WXXI broadcasts with 5000 Watts, day and night, from a four-tower array in Brighton, south of Rochester. WXXI is non-directional by day, but at night uses all four towers (arranged in an oblong shape) to create a pattern that aims most of the signal north, protecting WSPD Toledo and WFEA Manchester.
While WXXI's official station history dates 1370 back only as far as 1984, the station is in fact the third oldest in Rochester, with a history that began in the 1930s.
WXXI's predecessor, WSAY, was founded by Gordon Brown, an engineer who was one of the great characters of Rochester radio. Legend has it that the first license granted to Brown was lost in the mail, and it was only after a delay of several months that a new license, this time with the WSAY calls, was finally in Brown's hands. The new station made its debut in early 1936, running 250 Watts on 1210 kHz.
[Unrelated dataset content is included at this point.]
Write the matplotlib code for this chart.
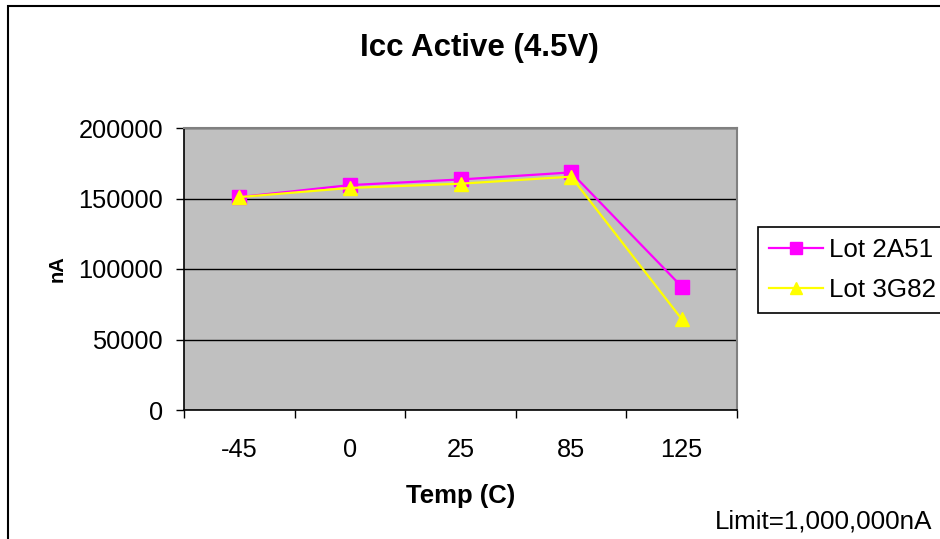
# Icc active current vs temperature for two lots
import matplotlib
matplotlib.use("Agg")
import matplotlib.pyplot as plt
from matplotlib.patches import Rectangle

temps = ["-45", "0", "25", "85", "125"]
lot_2a51 = [151000, 159500, 163500, 168500, 87500]
lot_3g82 = [151000, 157500, 160500, 165500, 64500]
y_ticks = [0, 50000, 100000, 150000, 200000]

plt.rcParams["font.family"] = ["Liberation Sans", "DejaVu Sans"]

fig = plt.figure(figsize=(9.4, 5.39), dpi=100)
ax = fig.add_axes([184 / 940, 1 - 410 / 539, (737 - 184) / 940, (410 - 128) / 539])
ax.set_facecolor("#C0C0C0")

x = range(len(temps))
ax.plot(x, lot_2a51, color="#FF00FF", lw=1.6, marker="s", ms=9.5,
        mec="#FF00FF", label="Lot 2A51", zorder=3)
ax.plot(x, lot_3g82, color="#FFFF00", lw=1.6, marker="^", ms=10,
        mec="#FFFF00", label="Lot 3G82", zorder=4)

ax.set_ylim(0, 200000)
ax.set_yticks(y_ticks)
ax.set_yticklabels([str(v) for v in y_ticks], fontsize=18.3)
ax.yaxis.grid(True, color="black", lw=1)
ax.set_axisbelow(True)

# category boundaries carry the ticks, the labels sit between them
ax.set_xlim(-0.5, len(temps) - 0.5)
ax.set_xticks([i - 0.5 for i in range(len(temps) + 1)])
ax.set_xticklabels([])
ax.set_xticks(list(x), minor=True)
ax.set_xticklabels(temps, minor=True, fontsize=18.3)
ax.tick_params(axis="x", which="minor", length=0, pad=20)
ax.tick_params(axis="both", which="major", direction="out", length=6, width=1, color="black")
ax.tick_params(axis="y", pad=9)

for side in ("top", "right"):
    ax.spines[side].set_color("#808080")
    ax.spines[side].set_linewidth(1.5)
for side in ("left", "bottom"):
    ax.spines[side].set_color("black")
    ax.spines[side].set_linewidth(1.2)

ax.set_xlabel("Temp (C)", fontsize=18.5, fontweight="bold")
ax.xaxis.set_label_coords(0.5, -0.262)
ax.set_ylabel("nA", fontsize=14.5, fontweight="bold")
ax.yaxis.set_label_coords(-0.213, 0.5)

fig.text(479 / 940, 1 - 48 / 539, "Icc Active (4.5V)", fontsize=22.5,
         fontweight="bold", ha="center", va="center")
fig.text(932 / 940, 1 - 522 / 539, "Limit=1,000,000nA", fontsize=18.7,
         ha="right", va="center")

leg = fig.legend(loc="upper left", bbox_to_anchor=(758 / 940, 1 - 227 / 539),
                 fontsize=18.7, frameon=True, fancybox=False, edgecolor="black",
                 framealpha=1, borderaxespad=0, handlelength=2.1,
                 handletextpad=0.2, borderpad=0.42, labelspacing=0.62,
                 markerscale=0.85)
leg.get_frame().set_linewidth(1.2)

fig.patches.append(Rectangle((8 / 940, -0.1), 1.2, 1 - 6 / 539 + 0.1,
                             transform=fig.transFigure, fill=False,
                             edgecolor="black", lw=1.5))

fig.savefig("out.png", dpi=100)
WSAY moved to 1240 in the NARBA shift of March 29, 1941, then to 1370 three years later. It took the end of the war for Brown to be able to get the equipment and steel he needed to build the 5-kW directional facility specified in the 1370 construction permit.
In the 1950s, WSAY became a top-40 station, with a rotating cast of low-paid DJs using house names such as "Mike Melody." For more than two decades, Brown continued to run WSAY on a shoestring, with technical quality that was often commensurate. WSAY was the only Rochester station that never had an FM outlet or applied for a television license.
By the 1970s, WSAY had become, in effect, a freeform radio station. Brown had little input into the music played on the station, leaving the choices in the hands of the DJs, who played everything from blues to country to heavy metal, interruped promptly every night at six for the daily reading of the rosary (one of several paid blocks of time on WSAY).
With Brown's death in 1979, WSAY was sold to the Monroe Broadcasting Corporation, which changed the format to country, then, in 1982, to talk radio under the WRTK (Rochester TalK) calls. A year later, country music returned, and after another year, public broadcaster WXXI stepped in and bought the station.
The 1370 frequency went dark for several weeks, returning on July 2, 1984 as Rochester's second public radio service, providing a diet of news, talk and jazz to complement the classical music that now filled the entire broadcast day on WXXI-FM.
WXXI(AM) has varied little from that format in the years since it signed on, and now offers news and talk (including a local midday talk show) in the daytime and early evening, with classic jazz all night long.